Aim => Your task is to copy every line of the entries that contains "diagram".
____________________
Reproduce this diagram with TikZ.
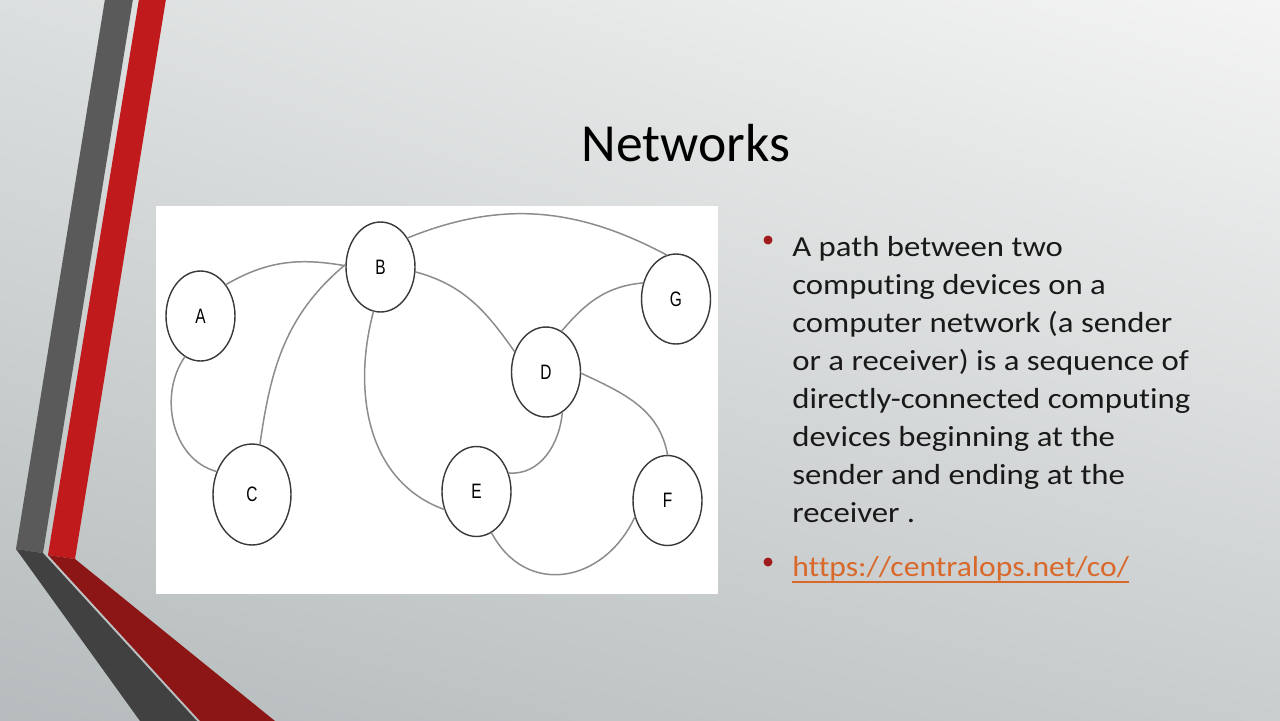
\documentclass[tikz,border=0pt]{standalone}
\usepackage{fontspec}
\setmainfont{Carlito}
\newfontfamily\bodyfont{Carlito}[FakeStretch=1.13,Ligatures=NoCommon]
\newfontfamily\urlfont{Carlito}[FakeStretch=1.09,Ligatures=NoCommon]
\newfontfamily\labelfont{Liberation Sans}
\usetikzlibrary{shapes.geometric,calc,shadings}
\definecolor{bgtl}{HTML}{DCDFDF}
\definecolor{bgtr}{HTML}{F4F4F4}
\definecolor{bgbl}{HTML}{B6BCBD}
\definecolor{bgbr}{HTML}{C9CDCE}
\definecolor{stripegray}{HTML}{5A5A5A}
\definecolor{stripered}{HTML}{C01A1C}
\definecolor{foldgray}{HTML}{414141}
\definecolor{foldred}{HTML}{8C1515}
\definecolor{circgray}{HTML}{3A3A3A}
\definecolor{edgegray}{HTML}{8C8C8C}
\definecolor{bulletred}{HTML}{A01C1C}
\definecolor{urlorange}{HTML}{D9692A}
\begin{document}
\begin{tikzpicture}[x=0.02cm,y=-0.02cm,line join=round,line cap=round,
    vertex/.style={draw=circgray,line width=0.8pt,ellipse,fill=white,inner sep=0pt,
      minimum width=1.38cm,minimum height=1.8cm,font=\labelfont\fontsize{8.8}{10}\selectfont},
    link/.style={draw=edgegray,line width=0.85pt},
    body/.style={anchor=base west,inner sep=0pt,text=black!90,font=\bodyfont\fontsize{16.5}{21.6}\selectfont}]
  \useasboundingbox (0,0) rectangle (1280,720);
  \shade[upper left=bgtl,upper right=bgtr,lower left=bgbl,lower right=bgbr] (0,0) rectangle (1280,720);
  % stripes
  \fill[stripegray] (105,-1) -- (133,-1) -- (43,553) -- (16,549) -- cycle;
  \fill[stripered] (139,-1) -- (166,-1) -- (75,559) -- (48,555) -- cycle;
  \fill[foldgray] (16,549) -- (43,553) -- (197,721) -- (140,721) -- cycle;
  \fill[foldred] (48,555) -- (75,559) -- (275,721) -- (200,721) -- cycle;
  \node[anchor=base,inner sep=0pt,font=\fontsize{30.5}{36}\selectfont] (title) at (686,161) {Networks};
  % graph
  \fill[white] (156,206) rectangle (718,594);
  \node[vertex] (A) at (200.5,316) {\scalebox{1}[1.35]{A}};
  \node[vertex] (B) at (380.5,267) {\scalebox{1}[1.35]{B}};
  \node[vertex,minimum width=1.56cm,minimum height=2.02cm] (C) at (252,494.5) {\scalebox{1}[1.35]{C}};
  \node[vertex] (D) at (546,372) {\scalebox{1}[1.35]{D}};
  \node[vertex] (E) at (476.5,491.5) {\scalebox{1}[1.35]{E}};
  \node[vertex] (F) at (667.5,500.5) {\scalebox{1}[1.35]{F}};
  \node[vertex] (G) at (676,299) {\scalebox{1}[1.35]{G}};
  \draw[link] (A.51) to[out=30,in=170] (B.178);
  \draw[link] (A.249) to[out=235,in=165] (C.147);
  \draw[link] (B.176) to[out=220,in=82] (C.81);
  \draw[link] (B.261) to[out=255,in=160] (E.209);
  \draw[link] (B.47) to[out=22,in=152] (G.102);
  \draw[link] (B.-8) to[out=-15,in=125] (D.147);
  \draw[link] (D.69) to[out=50,in=185] (G.154);
  \draw[link] (D.-68) to[out=265,in=-5] (E.30);
  \draw[link] (D.-2) to[out=-25,in=100] (F.90);
  \draw[link] (E.-70) to[out=-62,in=245,looseness=1.3] (F.207);
  % text
  \fill[bulletred] (768,240) circle (4.5);
  \foreach \t [count=\i from 0] in {A path between two,computing devices on a,computer network (a sender,or a receiver) is a sequence of,directly-connected computing,devices beginning at the,sender and ending at the,receiver .}
    \node[body] (line\i) at (792,256.7+38*\i) {\t};
  \fill[bulletred] (768,562) circle (4.5);
  \node[body,text=urlorange,font=\urlfont\fontsize{16.5}{21.6}\selectfont] (url) at (792,576) {https://centralops.net/co/};
  \draw[urlorange,line width=0.8pt,line cap=butt] ($(url.base west)+(0,6)$) -- ($(url.base east)+(0,6)$);
\end{tikzpicture}
\end{document}
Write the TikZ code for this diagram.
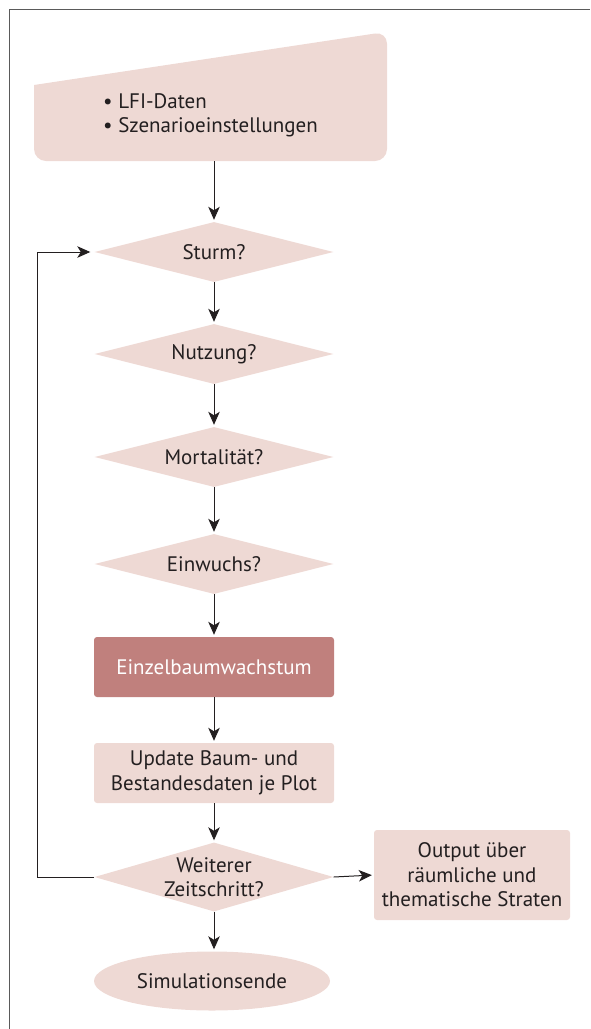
____________________
Answer to the task =>
Reproduce this diagram with TikZ.
Write the TikZ code for this diagram.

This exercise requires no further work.